Restate the whole of the material. Keep every word, and drop the pictures.

**INFORMATION SUPPLIED:**
·····

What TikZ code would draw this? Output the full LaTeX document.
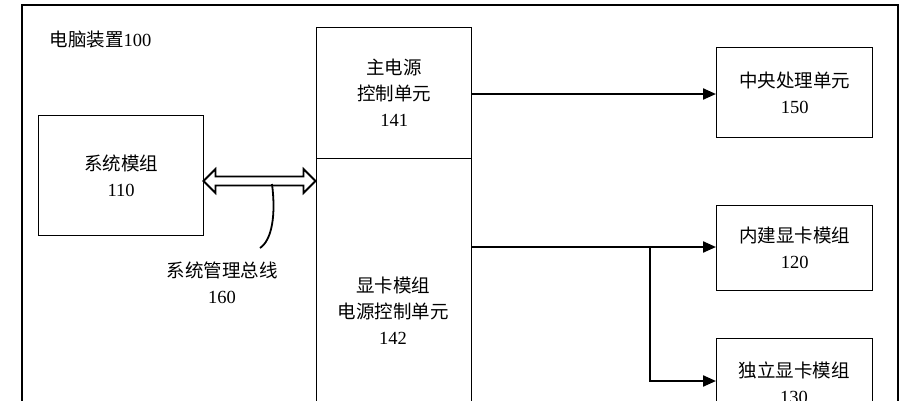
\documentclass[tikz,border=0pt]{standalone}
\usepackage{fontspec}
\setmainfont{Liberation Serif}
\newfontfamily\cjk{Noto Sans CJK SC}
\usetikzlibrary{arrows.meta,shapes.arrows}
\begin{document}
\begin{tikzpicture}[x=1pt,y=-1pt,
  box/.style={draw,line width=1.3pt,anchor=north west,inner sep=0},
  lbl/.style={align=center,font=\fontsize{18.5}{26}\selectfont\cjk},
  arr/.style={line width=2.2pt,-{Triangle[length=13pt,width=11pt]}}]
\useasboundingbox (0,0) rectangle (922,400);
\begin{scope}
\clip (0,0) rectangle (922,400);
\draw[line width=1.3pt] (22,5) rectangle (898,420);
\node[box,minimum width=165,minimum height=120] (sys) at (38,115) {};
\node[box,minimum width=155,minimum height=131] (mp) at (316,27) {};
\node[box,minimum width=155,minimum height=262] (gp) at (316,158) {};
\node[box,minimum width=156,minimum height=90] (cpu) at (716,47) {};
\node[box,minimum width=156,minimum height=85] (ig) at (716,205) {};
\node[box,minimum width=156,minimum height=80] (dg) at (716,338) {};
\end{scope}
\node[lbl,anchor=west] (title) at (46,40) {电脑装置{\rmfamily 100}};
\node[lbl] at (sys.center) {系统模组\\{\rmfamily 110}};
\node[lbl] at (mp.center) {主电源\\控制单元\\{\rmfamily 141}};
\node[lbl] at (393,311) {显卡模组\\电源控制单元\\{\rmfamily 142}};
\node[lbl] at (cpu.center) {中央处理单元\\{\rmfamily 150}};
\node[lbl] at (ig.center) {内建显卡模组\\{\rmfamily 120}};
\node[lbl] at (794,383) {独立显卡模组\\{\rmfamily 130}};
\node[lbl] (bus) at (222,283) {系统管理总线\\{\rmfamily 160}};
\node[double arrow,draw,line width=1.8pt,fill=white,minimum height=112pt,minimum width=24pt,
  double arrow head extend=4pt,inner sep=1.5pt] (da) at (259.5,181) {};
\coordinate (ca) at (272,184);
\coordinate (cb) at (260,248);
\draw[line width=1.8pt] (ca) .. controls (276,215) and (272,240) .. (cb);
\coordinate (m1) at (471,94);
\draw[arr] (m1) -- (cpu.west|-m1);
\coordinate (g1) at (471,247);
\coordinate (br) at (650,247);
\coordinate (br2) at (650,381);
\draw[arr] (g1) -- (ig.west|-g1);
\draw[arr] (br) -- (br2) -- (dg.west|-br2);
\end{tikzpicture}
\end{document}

·····

**FULL RESPONSE:**
What TikZ code would draw this? Output the full LaTeX document.
\documentclass[tikz,border=0pt]{standalone}
\usepackage{fontspec}
\setmainfont{Liberation Serif}
\newfontfamily\cjk{Noto Sans CJK SC}
\usetikzlibrary{arrows.meta,shapes.arrows}
\begin{document}
\begin{tikzpicture}[x=1pt,y=-1pt,
  box/.style={draw,line width=1.3pt,anchor=north west,inner sep=0},
  lbl/.style={align=center,font=\fontsize{18.5}{26}\selectfont\cjk},
  arr/.style={line width=2.2pt,-{Triangle[length=13pt,width=11pt]}}]
\useasboundingbox (0,0) rectangle (922,400);
\begin{scope}
\clip (0,0) rectangle (922,400);
\draw[line width=1.3pt] (22,5) rectangle (898,420);
\node[box,minimum width=165,minimum height=120] (sys) at (38,115) {};
\node[box,minimum width=155,minimum height=131] (mp) at (316,27) {};
\node[box,minimum width=155,minimum height=262] (gp) at (316,158) {};
\node[box,minimum width=156,minimum height=90] (cpu) at (716,47) {};
\node[box,minimum width=156,minimum height=85] (ig) at (716,205) {};
\node[box,minimum width=156,minimum height=80] (dg) at (716,338) {};
\end{scope}
\node[lbl,anchor=west] (title) at (46,40) {电脑装置{\rmfamily 100}};
\node[lbl] at (sys.center) {系统模组\\{\rmfamily 110}};
\node[lbl] at (mp.center) {主电源\\控制单元\\{\rmfamily 141}};
\node[lbl] at (393,311) {显卡模组\\电源控制单元\\{\rmfamily 142}};
\node[lbl] at (cpu.center) {中央处理单元\\{\rmfamily 150}};
\node[lbl] at (ig.center) {内建显卡模组\\{\rmfamily 120}};
\node[lbl] at (794,383) {独立显卡模组\\{\rmfamily 130}};
\node[lbl] (bus) at (222,283) {系统管理总线\\{\rmfamily 160}};
\node[double arrow,draw,line width=1.8pt,fill=white,minimum height=112pt,minimum width=24pt,
  double arrow head extend=4pt,inner sep=1.5pt] (da) at (259.5,181) {};
\coordinate (ca) at (272,184);
\coordinate (cb) at (260,248);
\draw[line width=1.8pt] (ca) .. controls (276,215) and (272,240) .. (cb);
\coordinate (m1) at (471,94);
\draw[arr] (m1) -- (cpu.west|-m1);
\coordinate (g1) at (471,247);
\coordinate (br) at (650,247);
\coordinate (br2) at (650,381);
\draw[arr] (g1) -- (ig.west|-g1);
\draw[arr] (br) -- (br2) -- (dg.west|-br2);
\end{tikzpicture}
\end{document}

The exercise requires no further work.